The 2022 Inflation Reduction Act (IRA) allocates $500 billion to stimulate clean energy, reduce healthcare costs, and bolster tax revenues, of which $400 billion has been allocated directly towards clean energy. That funding comprises tax incentives, grants, and loan guarantees, focusing on clean electricity and transmission, but followed closely by clean transportation, including electric vehicle incentives.

It is not clear the extent to which the IRA was a direct response to the dip in activity in 2022, given that project finance activity is likely to lag policy advances. But 2023’s volumes so far look more respectable than supercharged, and it is possible that 2024 could be the year the boost truly kicks in.

In electric vehicles (EVs), there is still a strong debate as to whether project finance activity is even likely to be the yardstick by which success is measured, given that procuring vehicles and infrastructure may be best accomplished using different financial products. But the general picture is of a surge in demand for electrical vehicles.

High gasoline prices in the US (at least compared to historical domestic levels) are making EVs much more appealing to consumers. Recent data from the EIA show that the US recorded 918,460 in sales of EVs, equivalent to 7.1% of all vehicle sales, in 2022.
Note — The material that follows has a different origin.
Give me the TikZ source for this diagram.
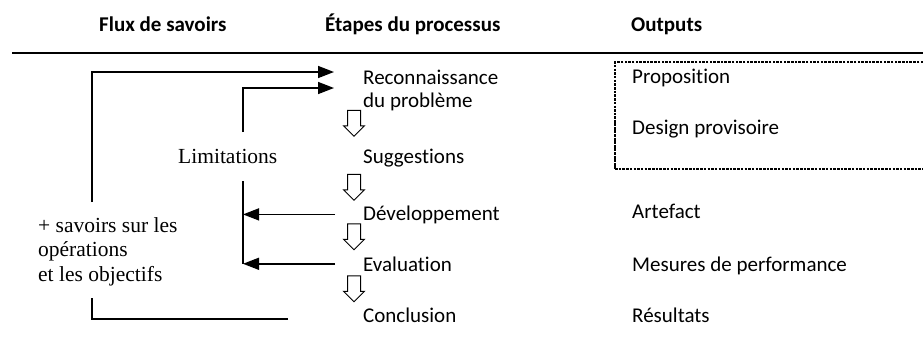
\documentclass[tikz,border=0pt]{standalone}
\usepackage{fontspec}
\setmainfont{Liberation Serif}
\newfontfamily\calib[Ligatures=NoCommon]{Carlito}
\usetikzlibrary{arrows.meta, shapes.arrows, positioning}

\begin{document}
\begin{tikzpicture}[
    x=1pt, y=-1pt,
    head/.style={font=\calib\bfseries\fontsize{21}{25}\selectfont, anchor=base west, inner sep=0pt},
    stage/.style={font=\calib\fontsize{21}{25}\selectfont, anchor=base west, inner sep=0pt},
    flux/.style={font=\fontsize{21.5}{24.5}\selectfont, anchor=base west, inner sep=0pt, align=left},
    link/.style={line width=1.5pt},
    feed/.style={link, -{Triangle[length=16pt, width=12pt]}},
    downarr/.style={draw, line width=1pt, single arrow, shape border rotate=270, minimum height=26pt, minimum width=20pt, single arrow head extend=4pt, single arrow tip angle=90, inner sep=6pt},
    outbox/.style={line width=1.2pt, black, dash pattern=on 2.5pt off 1.2pt}
]
    \useasboundingbox (0,0) rectangle (923,338);
    % Column headings and rule
    \node[head] (hflux) at (99,31) {Flux de savoirs};
    \node[head] (hstep) at (325,31) {Étapes du processus};
    \node[head] (hout) at (631,31) {Outputs};
    \draw[line width=2pt] (12,53) -- (923,53);
    % Process steps
    \node[stage] (reco) at (363,84) {Reconnaissance};
    \node[stage] (prob) at (363,107) {du problème};
    \node[stage] (sugg) at (363,163) {Suggestions};
    \node[stage] (dev) at (363,220) {Développement};
    \node[stage] (eval) at (363,271) {Evaluation};
    \node[stage] (concl) at (363,322) {Conclusion};
    % Outputs of each step
    \node[stage] (prop) at (632,83) {Proposition};
    \node[stage] (design) at (632,134) {Design provisoire};
    \node[stage] (artef) at (632,218) {Artefact};
    \node[stage] (perf) at (632,271) {Mesures de performance};
    \node[stage] (res) at (632,322) {Résultats};
    \draw[outbox] (923,62) -- (615,62) -- (615,116);
    \draw[outbox, line width=1.6pt, dash pattern=on 3pt off 0.6pt] (615,116) -- (615,169);
    \draw[outbox] (615,169) -- (923,169);
    % Knowledge flows
    \node[flux] (limit) at (178,163) {Limitations};
    \node[flux, anchor=north west] (savoirs) at (38,217) {+ savoirs sur les\\opérations\\et les objectifs};
    % Hollow arrows between steps
    \node[downarr] (d1) at (354,120) {};
    \node[downarr] (d2) at (354,184) {};
    \node[downarr] (d3) at (354,233.5) {};
    \node[downarr] (d4) at (354,285.5) {};
    % Outer loop: conclusion back to problem recognition
    \coordinate (o1) at (288,319);
    \coordinate (o2) at (92,298);
    \coordinate (o3) at (92,202);
    \coordinate (o4) at (334,72);
    \draw[link] (o1) -| (o2);
    \draw[feed] (o3) |- (o4);
    % Inner loop: limitations
    \coordinate (i1) at (243,132);
    \coordinate (i2) at (334,88);
    \coordinate (i3) at (243,181);
    \draw[feed] (i1) |- (i2);
    \draw[link] (i3) -- (eval.west -| i3);
    \draw[feed] ([xshift=-28pt]dev.west) -- (dev.west -| i3);
    \draw[feed] ([xshift=-28pt]eval.west) -- (eval.west -| i3);
\end{tikzpicture}
\end{document}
The EIA predicts that the US is likely to record a 60% increase in sales in 2023, and here the impact of the IRA will be much more clear. The act capped the price at which EVs qualify for tax credits, prompting EV manufacturers to maintain competitive pricing even as battery costs have increased. But even as charging networks in Europe attract support from project finance lenders, the US is still playing catch-up.

But the bank capacity is probably available, from a combination of domestic, regional and international lenders. MUFG stands as the most active lender, with a total of $21.8 billion mobilised since 2019, including a remarkable peak of over $8.5 billion in 2021. But Santander has also emerged as a significant lender, contributing $5.7 billion in 2023 alone. KeyBank, which has shrugged off the issues faced by US lenders, CIBC, which has grown its franchise impressively since 2019, and SMBC complete the list of top lenders.


The Proximo perspective

Where next for the US power finance market? Project finance lenders appear to be most comfortable mobilising large amounts of debt for proven technologies and familiar sponsors with deep pockets. For now, the US Department of Energy’s Loan Program Office is doing most of the heavy lifting in testing whether newer technologies are bankable, not commercial banks.

But the US project finance market is still ready to innovate. Recent financings for transferable tax credits, a new feature of the US tax incentive market introduced under the IRA, show a community ready to respond to policy innovations. And the institutional debt market does look welcoming to renewable energy issuers, despite recent higher debt costs. For now US leadership in renewables investment looks assured.